I loro cervelli messi a mollo tra tv trash, videogames e sibaritici e diseducativi videoclip musicali sostengono il messaggio di fondo che il regista vuole esternare, riuscendoci francamente in modo impeccabile. Certo, le esagerazioni non mancano, anzi, sono più che mai deliberatamente concepite, ma sono funzionali a rendere meglio l’idea.

Tra le protagoniste figurano Selena Gomez e Vanessa Hudges e fa specie vedere le due ragazzine di scuola Disney cimentarsi in ruoli così ribelli e dissacranti in un film assolutamente politicamente scorretto. Del resto il fine strategico del regista era proprio quello, contaminare le fidanzatine d’America, inquinandone l’aspetto e degradandole a donnacce inselvatichite, senza scrupoli né sale in zucca.

Il “je accuse” di Korine è rivolto a tutti quei giovani che si lasciano irretire dallo sfavillante e colorato mondo delle droghe, dagli inutili eccessi di alcool e dalla smania di apparire sempre felici e contenti, ridicolmente convinti che il mondo si possa ghermire attraverso i soldi. Quelli facili però, non guadagnati col sudore e l’abnegazione. Giovani che, tuttavia, sono stati forse abbandonati dalle istituzioni e dalla società di appartenenza, non più seguiti come un tempo, obnubilati dalla civiltà del mainstream. Giovani che decidono arbitrariamente di calpestare i veri principi e i preziosi valori su cui poggiare realmente l’intera esistenza.

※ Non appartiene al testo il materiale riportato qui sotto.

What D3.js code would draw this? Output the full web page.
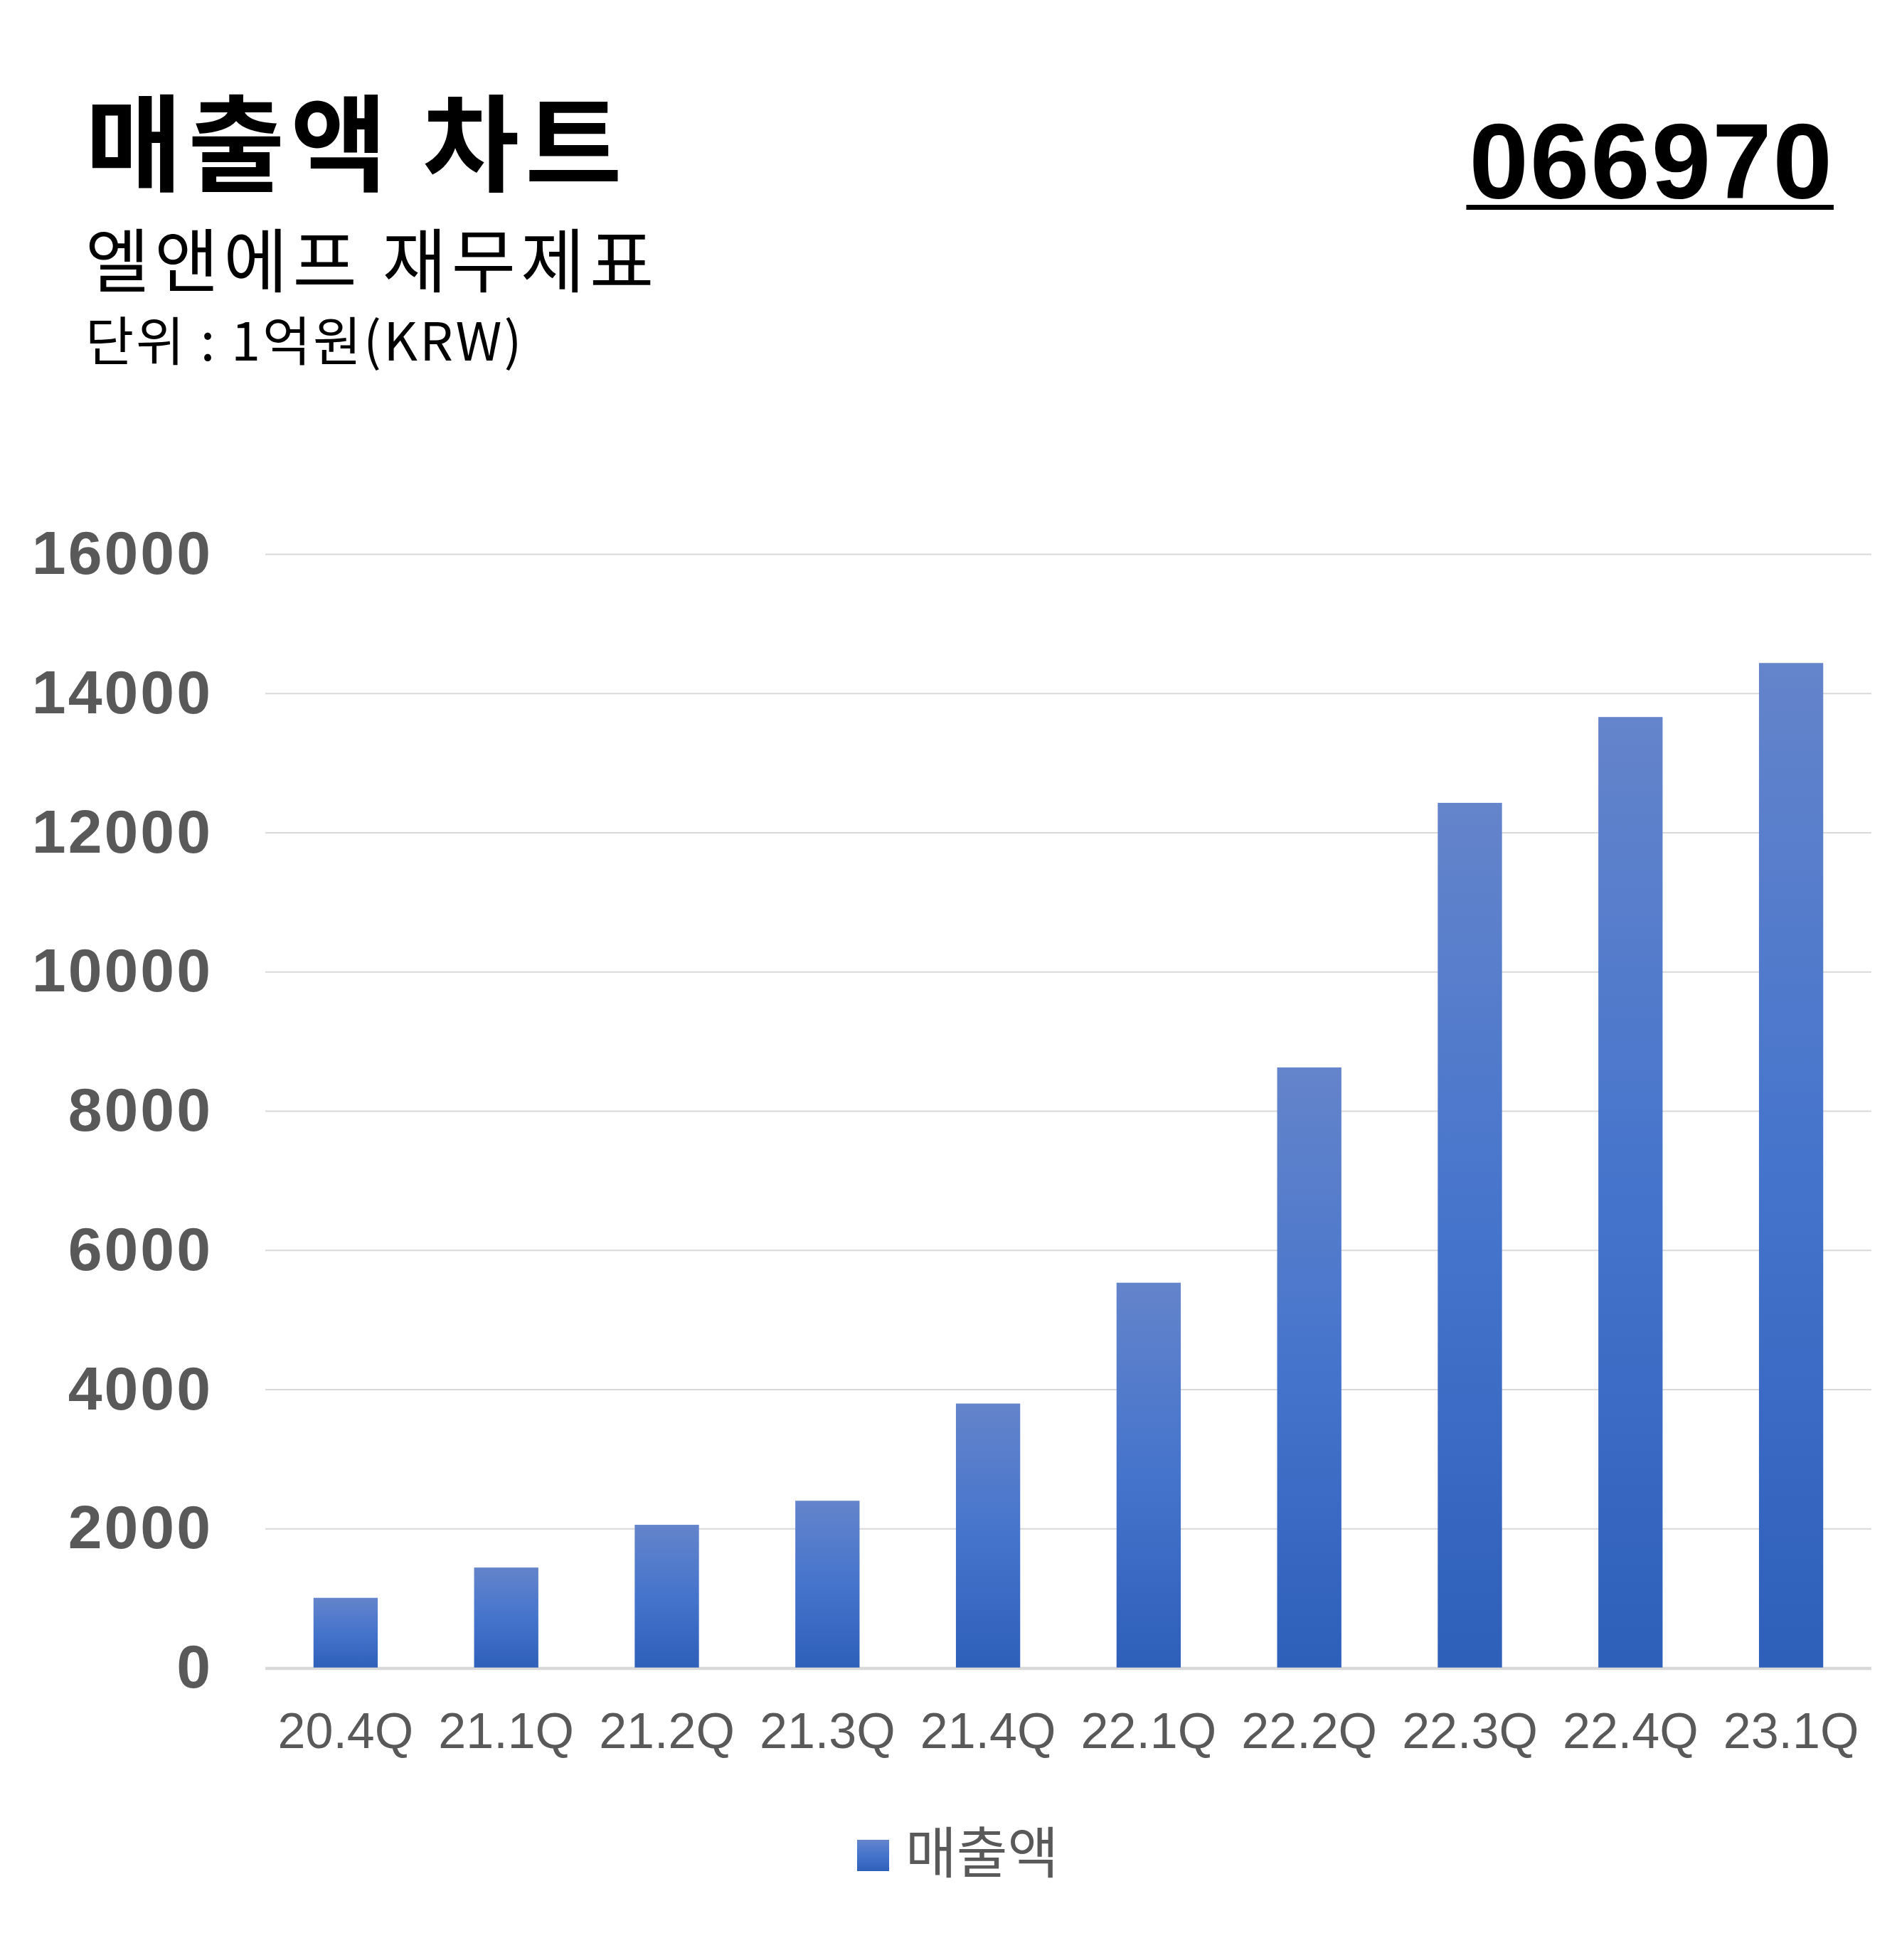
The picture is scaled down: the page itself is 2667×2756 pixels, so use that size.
<!DOCTYPE html>
<html>
<head>
<meta charset="utf-8">
<script src="https://cdn.jsdelivr.net/npm/d3@7/dist/d3.min.js"></script>
<style>
  html, body { margin: 0; padding: 0; background: #ffffff; }
  svg { display: block; }
</style>
</head>
<body>
<script>
// ---- data ----
const categories = ["20.4Q", "21.1Q", "21.2Q", "21.3Q", "21.4Q", "22.1Q", "22.2Q", "22.3Q", "22.4Q", "23.1Q"];
const revenue = [1004, 1439, 2053, 2399, 3795, 5531, 8624, 12425, 13658, 14434];
const yTicks = [0, 2000, 4000, 6000, 8000, 10000, 12000, 14000, 16000];
const seriesName = "매출액";
const titleText = "매출액 차트";
const subtitleText = "엘앤에프 재무제표";
const unitText = "단위 : 1억원(KRW)";
const codeText = "066970";

// ---- layout ----
const W = 2667, H = 2756;
const plot = { left: 373, right: 2631, top: 779, bottom: 2345 };
const KR = "'Noto Sans CJK KR', 'Noto Sans', sans-serif";
const LAT = "'Liberation Sans', Arial, sans-serif";
const grey = "#595959";

const svg = d3.select("body").append("svg")
  .attr("width", W).attr("height", H)
  .attr("viewBox", `0 0 ${W} ${H}`);

svg.append("rect").attr("width", W).attr("height", H).attr("fill", "#ffffff");

const defs = svg.append("defs");
const grad = defs.append("linearGradient")
  .attr("id", "barGrad").attr("x1", 0).attr("y1", 0).attr("x2", 0).attr("y2", 1);
grad.append("stop").attr("offset", "0%").attr("stop-color", "#6484cb");
grad.append("stop").attr("offset", "50%").attr("stop-color", "#4574cc");
grad.append("stop").attr("offset", "100%").attr("stop-color", "#2e5fb9");

// ---- scales ----
const x = d3.scaleBand().domain(categories).range([plot.left, plot.right])
  .paddingInner(0.6).paddingOuter(0.3);
const y = d3.scaleLinear().domain([0, 16000]).range([plot.bottom, plot.top]);

// ---- gridlines ----
const grid = svg.append("g").attr("transform", `translate(${plot.left},0)`)
  .call(d3.axisLeft(y).tickValues(yTicks).tickSize(-(plot.right - plot.left)).tickFormat(""));
grid.select(".domain").remove();
grid.selectAll(".tick line")
  .attr("stroke", "#d9d9d9")
  .attr("stroke-width", d => d === 0 ? 3.5 : 2.2);

// ---- y labels ----
const yAx = svg.append("g").attr("transform", `translate(${plot.left},0)`)
  .call(d3.axisLeft(y).tickValues(yTicks).tickSize(0).tickPadding(74).tickFormat(d3.format("d")));
yAx.select(".domain").remove();
yAx.selectAll("text")
  .attr("fill", grey)
  .style("font-family", LAT)
  .style("font-weight", "700")
  .style("font-size", "86px")
  .style("letter-spacing", "3px");

// ---- bars ----
svg.append("g").selectAll("rect").data(revenue).join("rect")
  .attr("x", (d, i) => x(categories[i]))
  .attr("width", x.bandwidth())
  .attr("y", d => y(d))
  .attr("height", d => y(0) - y(d))
  .attr("fill", "url(#barGrad)");

// redraw baseline above bars
svg.append("line")
  .attr("x1", plot.left).attr("x2", plot.right)
  .attr("y1", y(0) + 1.5).attr("y2", y(0) + 1.5)
  .attr("stroke", "#d9d9d9").attr("stroke-width", 3.5);

// ---- x labels ----
const xAx = svg.append("g").attr("transform", `translate(0,${plot.bottom})`)
  .call(d3.axisBottom(x).tickSize(0));
xAx.select(".domain").remove();
xAx.selectAll("text")
  .attr("y", 113).attr("dy", null)
  .attr("fill", grey)
  .style("font-family", LAT)
  .style("font-size", "70px");

// ---- legend ----
const lg = svg.append("g");
lg.append("rect").attr("x", 1205).attr("y", 2587).attr("width", 45).attr("height", 44)
  .attr("fill", "url(#barGrad)");
lg.append("text").attr("x", 1273).attr("y", 2634)
  .attr("fill", grey)
  .style("font-family", KR).style("font-size", "78px")
  .text(seriesName);

// ---- titles ----
svg.append("text").attr("x", 120).attr("y", 257)
  .style("font-family", KR).style("font-weight", "700").style("font-size", "148px")
  .style("letter-spacing", "8px")
  .attr("fill", "#000").text(titleText);
svg.append("text").attr("x", 120).attr("y", 403)
  .style("font-family", KR).style("font-weight", "400").style("font-size", "98px")
  .style("letter-spacing", "7px")
  .attr("fill", "#000").text(subtitleText);
svg.append("text").attr("x", 120).attr("y", 507)
  .style("font-family", KR).style("font-weight", "400").style("font-size", "74px")
  .style("letter-spacing", "3px")
  .attr("fill", "#000").text(unitText);

const code = svg.append("text").attr("x", 2578).attr("y", 279)
  .attr("text-anchor", "end")
  .style("font-family", LAT).style("font-weight", "700").style("font-size", "150px")
  .style("letter-spacing", "2px")
  .attr("fill", "#000").text(codeText);
const bb = code.node().getBBox();
svg.append("rect").attr("x", bb.x - 4).attr("y", 288).attr("width", bb.width + 4).attr("height", 7)
  .attr("fill", "#000");
</script>
</body>
</html>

Il film si lascia guardare, nonostante una partenza a rilento, con qualche pizzico di irritazione di tanto in tanto, come quel maledetto rumore di caricatore di pistola che rimbomba e riecheggia sistematicamente ogni 10/15 minuti. La musica è fortissima, del resto la technopop non è già orecchiabile di suo, se poi la si spara a mille con montaggio frenetico e luci psichedeliche, non si va certo incontro allo spettatore, coinvolto in quel che accadrà ma colto di sorpresa per argomenti e forte impatto visivo.

Il film a tempo decelera con rallenty forzati e urticanti ripetizioni fuori campo di dialoghi già belli che terminati, chiari espedienti del cineasta propedeutici ad immergere lo spettatore nel catatonico stato confusionale regalato dall’assunzione di stupefacenti. Ma non solo, perchè questo modo di girare il film è di per sé un messaggio. Proietta colui che lo guarda nell’angoscia esistenziale provata dagli adolescenti e in quella che si prova standoli a guardare, buttando ingenuamente le proprie vite in un fiume di vomito e birra.

In tutto questo emerge una scena di alta scuola, quando Alien e le sue ragazze cantano e ballano, imbracciando il mitra, la romantica Everytime di Britney Spears, melodica canzone che collide col contesto generale, così come con tutta la formazione musicale del regista, dedito al genere indie.

E’ solo un film, o perlomeno ci auguriamo che lo sia. E’ impensabile che i giovani americani tutti si lascino avvolgere da un turbinio di eccessi, depravazione ed indecenza. Gli studenti hanno il diritto di staccare la spina ogniqualvolta li è possibile, e magari, sconfinare e trascendere perbenismo e assennatezza quel che basta per non essere più se stessi prima di ricominciare la pesantissima routine quotidiana. La Mtv generation è servita, un monito da prendere seriamente in considerazione.